As shown in this study, renal cell carcinoma cell lines required relatively low concentrations of Zol to inhibit FPPS and to stimulate γδ T cell responses in vitro. Recent clinical trials have shown that γδ T cell/Zol-based therapies provide clinical benefits for patients with lung metastasis of renal cell carcinoma.[38-40] Like the breast cancer and myeloma studies, these observations suggest that the effect of Zol is not solely limited to preventing skeletal metastasis. Instead, Zol may serve to potentiate the effector functions of γδ T cells in patients with a variety of tumor types including those not metastatic to bone.

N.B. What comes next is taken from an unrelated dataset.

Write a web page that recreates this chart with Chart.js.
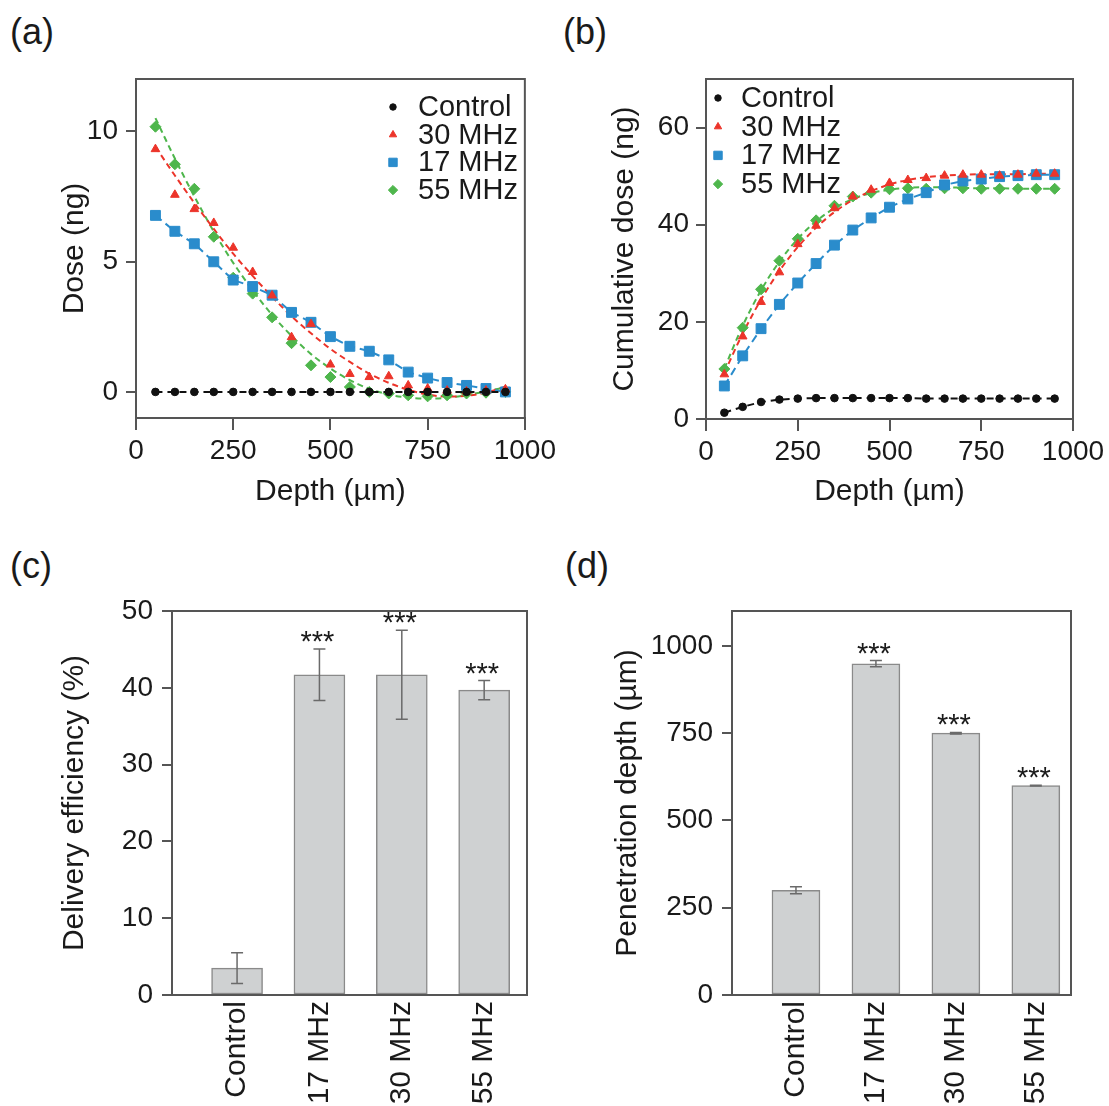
<!DOCTYPE html>
<html>
<head>
<meta charset="utf-8">
<script src="https://cdn.jsdelivr.net/npm/chart.js@4.4.1/dist/chart.umd.min.js"></script>
<style>
body { margin: 0; background: #fff; width: 1109px; height: 1106px; position: relative; overflow: hidden;
       font-family: "Liberation Sans", Arial, Helvetica, sans-serif; }
canvas { position: absolute; }
.lab { position: absolute; font-size: 36px; line-height: 1; color: #1a1a1a; }
</style>
</head>
<body>
<div class="lab" style="left:10px;top:14px">(a)</div>
<div class="lab" style="left:563px;top:14px">(b)</div>
<div class="lab" style="left:10px;top:548px">(c)</div>
<div class="lab" style="left:565px;top:548px">(d)</div>
<canvas id="cA" width="560" height="530" style="left:0;top:0"></canvas>
<canvas id="cB" width="549" height="530" style="left:560px;top:0"></canvas>
<canvas id="cC" width="560" height="566" style="left:0;top:540px"></canvas>
<canvas id="cD" width="549" height="566" style="left:560px;top:540px"></canvas>
<script>
// ---- data ----
const depth = [50, 100, 150, 200, 250, 300, 350, 400, 450, 500, 550, 600, 650, 700, 750, 800, 850, 900, 950];
const depthTicks = [0, 250, 500, 750, 1000];

// (a) dose per depth slice (ng)
const doseTicks = [0, 5, 10];
const doseControl = [0, 0, 0, 0, 0, 0, 0, 0, 0, 0, 0, 0, 0, 0, 0, 0, 0, 0, 0];
const dose30 = [9.31, 7.56, 7.01, 6.48, 5.53, 4.6, 3.7, 2.1, 2.6, 1.05, 0.69, 0.57, 0.6, 0.25, 0.13, 0.05, 0.02, 0.05, 0.1];
const dose17 = [6.77, 6.16, 5.68, 4.99, 4.29, 4.04, 3.71, 3.05, 2.67, 2.12, 1.75, 1.56, 1.23, 0.76, 0.53, 0.36, 0.25, 0.13, 0.0];
const dose55 = [10.17, 8.73, 7.79, 5.95, 4.38, 3.77, 2.86, 1.87, 1.02, 0.57, 0.19, 0.0, -0.06, -0.13, -0.17, -0.13, -0.06, -0.03, 0.0];
const doseFit30 = [9.4, 8.3, 7.25, 6.25, 5.3, 4.45, 3.65, 2.9, 2.25, 1.65, 1.15, 0.7, 0.35, 0.08, -0.1, -0.18, -0.15, -0.02, 0.2];
const doseFit55 = [10.5, 8.95, 7.5, 6.15, 4.95, 3.9, 2.95, 2.15, 1.45, 0.9, 0.45, 0.12, -0.1, -0.22, -0.26, -0.22, -0.12, 0.02, 0.18];

// (b) cumulative dose (ng)
const cumTicks = [0, 20, 40, 60];
const cumControl = [1.3, 2.5, 3.5, 4.0, 4.2, 4.3, 4.3, 4.3, 4.3, 4.3, 4.3, 4.2, 4.2, 4.2, 4.2, 4.2, 4.2, 4.2, 4.2];
const cum30 = [9.2, 17.0, 24.1, 30.2, 36.0, 39.8, 43.4, 45.8, 47.2, 48.6, 49.2, 49.6, 50.1, 50.3, 50.3, 50.1, 50.3, 50.5, 50.5];
const cum17 = [6.8, 13.0, 18.6, 23.6, 28.0, 32.0, 35.8, 38.9, 41.4, 43.6, 45.3, 46.6, 48.2, 49.0, 49.4, 49.9, 50.1, 50.3, 50.3];
const cum55 = [10.3, 18.8, 26.7, 32.6, 37.1, 40.9, 43.9, 45.8, 46.6, 47.3, 47.5, 47.4, 47.5, 47.5, 47.4, 47.4, 47.4, 47.4, 47.4];
const cumFit30 = [9.5, 17.6, 24.6, 30.5, 35.4, 39.4, 42.6, 45.1, 46.9, 48.3, 49.2, 49.8, 50.1, 50.3, 50.4, 50.4, 50.4, 50.5, 50.5];
const cumFit55 = [10.4, 19.2, 26.5, 32.4, 37.1, 40.7, 43.4, 45.3, 46.5, 47.2, 47.6, 47.7, 47.7, 47.6, 47.5, 47.5, 47.4, 47.4, 47.4];

// (c) and (d) bars
const groups = ["Control", "17 MHz", "30 MHz", "55 MHz"];
const effTicks = [0, 10, 20, 30, 40, 50];
const effMean = [3.5, 41.7, 41.7, 39.7];
const effErr = [2.0, 3.35, 5.8, 1.25];
const penTicks = [0, 250, 500, 750, 1000];
const penMean = [300, 949, 750, 600];
const penErr = [10, 9, 2, 1];
const signif = ["", "***", "***", "***"];

// ---- styling ----
const FONT = '"Liberation Sans", Arial, Helvetica, sans-serif';
const INK = "#1a1a1a";
const AXIS = "#555";
const RED = "rgb(236,52,42)";
const BLUE = "rgb(42,140,204)";
const GREEN = "rgb(78,182,76)";
const BLACK = "#111";

Chart.defaults.font.family = FONT;
Chart.defaults.color = INK;
Chart.defaults.animation = false;

function pts(ys) {
    return depth.map((d, i) => ({ x: d, y: ys[i] }));
}

// box around the plot area
const frame = {
    id: "frame",
    afterDraw(chart) {
        const a = chart.chartArea, ctx = chart.ctx;
        ctx.save();
        ctx.strokeStyle = AXIS;
        ctx.lineWidth = 2;
        ctx.strokeRect(a.left, a.top, a.right - a.left, a.bottom - a.top);
        ctx.restore();
    },
};

// legend drawn inside the plot
const inLegend = {
    id: "inLegend",
    afterDatasetsDraw(chart, args, opts) {
        if (!opts.items) return;
        const a = chart.chartArea, ctx = chart.ctx;
        ctx.save();
        ctx.font = "29px " + FONT;
        ctx.textBaseline = "middle";
        opts.items.forEach((it, i) => {
            const y = a.top + opts.top + i * opts.rowH;
            ctx.fillStyle = it.color;
            ctx.strokeStyle = it.color;
            Chart.helpers.drawPoint(ctx, { pointStyle: it.style, radius: it.r * 0.85, borderWidth: 1, rotation: 0 }, a.left + opts.markX, y);
            ctx.fillStyle = INK;
            ctx.fillText(it.label, a.left + opts.textX, y + 1);
        });
        ctx.restore();
    },
};

// error bars + significance stars for the bar panels
const errorBars = {
    id: "errorBars",
    afterDatasetsDraw(chart, args, opts) {
        if (!opts.err) return;
        const ctx = chart.ctx, xs = chart.scales.x, ys = chart.scales.y;
        const pts = chart.data.datasets[0].data;
        ctx.save();
        ctx.strokeStyle = "#6a6a6a";
        ctx.lineWidth = 1.5;
        ctx.fillStyle = INK;
        ctx.font = "29px " + FONT;
        ctx.textAlign = "center";
        ctx.textBaseline = "alphabetic";
        pts.forEach((p, i) => {
            const x = xs.getPixelForValue(p.x);
            const hi = ys.getPixelForValue(p.y + opts.err[i]);
            const lo = ys.getPixelForValue(p.y - opts.err[i]);
            ctx.beginPath();
            ctx.moveTo(x, hi); ctx.lineTo(x, lo);
            ctx.moveTo(x - 6, hi); ctx.lineTo(x + 6, hi);
            ctx.moveTo(x - 6, lo); ctx.lineTo(x + 6, lo);
            ctx.stroke();
            if (opts.sig[i]) ctx.fillText(opts.sig[i], x - 2, hi + 2);
        });
        ctx.restore();
    },
};

function axisOpts(o) {
    return {
        type: "linear",
        min: o.min,
        max: o.max,
        offset: false,
        afterBuildTicks: (s) => { s.ticks = o.ticks.map((v) => ({ value: v })); },
        afterFit: o.fit,
        grid: { drawOnChartArea: false, drawTicks: o.tickLen > 0, tickLength: o.tickLen, color: AXIS, lineWidth: 2, offset: false },
        border: { display: true, color: AXIS, width: 2 },
        ticks: Object.assign({ font: { size: o.tickSize }, padding: o.pad, color: INK, autoSkip: false,
            callback: (v) => String(v) }, o.tickExtra || {}),
        title: { display: true, text: o.title, font: { size: 30 }, color: INK, padding: o.titlePad },
    };
}

function lineSets(series) {
    const sets = [];
    series.forEach((s) => {
        sets.push({
            label: s.label,
            data: pts(s.values),
            showLine: !s.fit,
            borderDash: s.dash || [],
            borderWidth: 2,
            borderColor: s.color,
            backgroundColor: s.color,
            pointStyle: s.style,
            pointRadius: s.r,
            pointBorderWidth: 1,
            pointBorderColor: s.color,
            pointBackgroundColor: s.color,
        });
    });
    series.forEach((s) => {
        if (!s.fit) return;
        sets.push({
            label: s.label + " fit",
            data: pts(s.fit),
            showLine: true,
            pointRadius: 0,
            borderDash: [6, 4],
            borderWidth: 2,
            borderColor: s.color,
            cubicInterpolationMode: "monotone",
        });
    });
    return sets;
}

function lineChart(id, series, g) {
    return new Chart(document.getElementById(id), {
        type: "scatter",
        data: { datasets: lineSets(series) },
        options: {
            responsive: false,
            layout: { padding: { left: 0, top: g.top, right: g.right, bottom: 0 } },
            plugins: {
                legend: { display: false },
                tooltip: { enabled: false },
                inLegend: { items: series, markX: g.markX, textX: g.textX, top: g.legTop, rowH: g.rowH },
            },
            scales: {
                x: axisOpts({ min: 0, max: 1000, ticks: depthTicks, fit: (s) => { s.height = g.xh; },
                    tickLen: 12, tickSize: 28, pad: 4, title: "Depth (µm)", titlePad: { top: 0, bottom: 20 } }),
                y: axisOpts({ min: g.yMin, max: g.yMax, ticks: g.yTicks, fit: (s) => { s.width = g.yw; },
                    tickLen: 10, tickSize: 28, pad: g.yPad, title: g.yTitle, titlePad: { top: g.titleX, bottom: 0 } }),
            },
        },
        plugins: [frame, inLegend],
    });
}

function barChart(id, mean, err, g) {
    return new Chart(document.getElementById(id), {
        type: "bar",
        data: {
            datasets: [{
                data: groups.map((c, i) => ({ x: i, y: mean[i] })),
                backgroundColor: "#cfd1d2",
                borderColor: "#8a8a8a",
                borderWidth: 1.5,
                borderSkipped: false,
                barThickness: g.barW,
            }],
        },
        options: {
            responsive: false,
            layout: { padding: { left: 0, top: g.top, right: g.right, bottom: 0 } },
            plugins: {
                legend: { display: false },
                tooltip: { enabled: false },
                errorBars: { err: err, sig: signif },
            },
            scales: {
                x: axisOpts({ min: g.xMin, max: g.xMax, ticks: [0, 1, 2, 3], fit: (s) => { s.height = g.xh; },
                    tickLen: 0, tickSize: 30, pad: 6, title: "", titlePad: 0,
                    tickExtra: { minRotation: 90, maxRotation: 90, callback: (v) => groups[v] || "" } }),
                y: axisOpts({ min: 0, max: g.yMax, ticks: g.yTicks, fit: (s) => { s.width = g.yw; },
                    tickLen: 10, tickSize: 28, pad: 9, title: g.yTitle, titlePad: { top: g.titleX, bottom: 0 } }),
            },
        },
        plugins: [frame, errorBars],
    });
}

const seriesA = [
    { label: "Control", values: doseControl, color: BLACK, style: "circle", r: 3.8, dash: [7, 5] },
    { label: "30 MHz", values: dose30, color: RED, style: "triangle", r: 5, fit: doseFit30 },
    { label: "17 MHz", values: dose17, color: BLUE, style: "rect", r: 7, dash: [8, 5] },
    { label: "55 MHz", values: dose55, color: GREEN, style: "rectRot", r: 5.5, fit: doseFit55 },
];
const seriesB = [
    { label: "Control", values: cumControl, color: BLACK, style: "circle", r: 3.8, dash: [7, 5] },
    { label: "30 MHz", values: cum30, color: RED, style: "triangle", r: 5, fit: cumFit30 },
    { label: "17 MHz", values: cum17, color: BLUE, style: "rect", r: 7, dash: [8, 5] },
    { label: "55 MHz", values: cum55, color: GREEN, style: "rectRot", r: 5.5, fit: cumFit55 },
];

lineChart("cA", seriesA, {
    top: 79, right: 33, xh: 112, yw: 136, yMin: -1, yMax: 12, yTicks: doseTicks,
    yPad: 8, yTitle: "Dose (ng)", titleX: 57, markX: 257, textX: 282, legTop: 28, rowH: 27.7,
});
lineChart("cB", seriesB, {
    top: 79, right: 36, xh: 111, yw: 146, yMin: 0, yMax: 70, yTicks: cumTicks,
    yPad: 7, yTitle: "Cumulative dose (ng)", titleX: 47, markX: 12, textX: 35, legTop: 19, rowH: 28.7,
});
barChart("cC", effMean, effErr, {
    top: 71, right: 33, xh: 111, yw: 172, xMin: -0.79, xMax: 3.52, barW: 51,
    yMax: 50, yTicks: effTicks, yTitle: "Delivery efficiency (%)", titleX: 57,
});
barChart("cD", penMean, penErr, {
    top: 71, right: 38, xh: 111, yw: 172, xMin: -0.8, xMax: 3.44, barW: 48,
    yMax: 1100, yTicks: penTicks, yTitle: "Penetration depth (µm)", titleX: 50,
});
</script>
</body>
</html>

Clinical studies assessing γδ T cell therapy have been primarily carried out in patients with mammary carcinoma, lymphoma, myeloma, renal cell carcinoma, and prostate cancer. However, the correlation between the Zol-sensitivity of a tumor and the clinical outcome of γδ T cell therapy remains unclear. Assessing the in vitro sensitivity of tumor cells to Zol may help to predict which tumor types are most likely to respond to therapy and, if cancer cells from individual patients can be tested for Zol sensitivity, aid in deciding which patients to recruit for Zol-based clinical trials. Currently, many laboratories are attempting to develop N-BPs that have affinity for the tumors themselves or that can be targeted to tumors. This medicinal chemistry approach could help to optimize N-BPs for γδ T cell-based cancer immunotherapy.
We are grateful to Shionogi Pharmaceutical (Osaka, Japan) for providing the recombinant human IL-2. This study was supported by Grants-in-Aid for Scientific Research from the Ministry of Education, Science, Culture, Sports, and Technology of Japan (MEXT) (to Y. T.), by the “Coordination, Support, and Training Program for Translational Research” from MEXT (to Y. T., N. M., T. S., and M. T.), by the “Special Coordination Funds for Promoting Science and Technology” from MEXT and Astellas Pharma through the “Formation of Center for Innovation by Fusion of Advanced Technologies” program (to Y. T.), by the “Platform for Drug Discovery, Informatics, and Structural Life Science” from MEXT (to Y. T.), and by grants from the National Institute of Arthritis and Musculoskeletal and Skin Disease, National Institutes of Health (AR045504) (to C. T. M.), National Cancer Institute, National Institutes of Health (CA113874 and CA097274-11) (to C. T. M.), and the Department of Veterans Affairs, Veterans Health Administration, Office of Research and Development, Biomedical Laboratory Research and Development (1 I01 BX000972-01A1) (to C. T. M.). The content of this manuscript are solely the responsibility of the authors and do not necessarily represent the official views of the granting agencies.
C. T. M. is a co-inventor of US Patent 8,012,466 on the development of live bacterial vaccines for activating γδ T cells. The other authors have no conflicts of interest.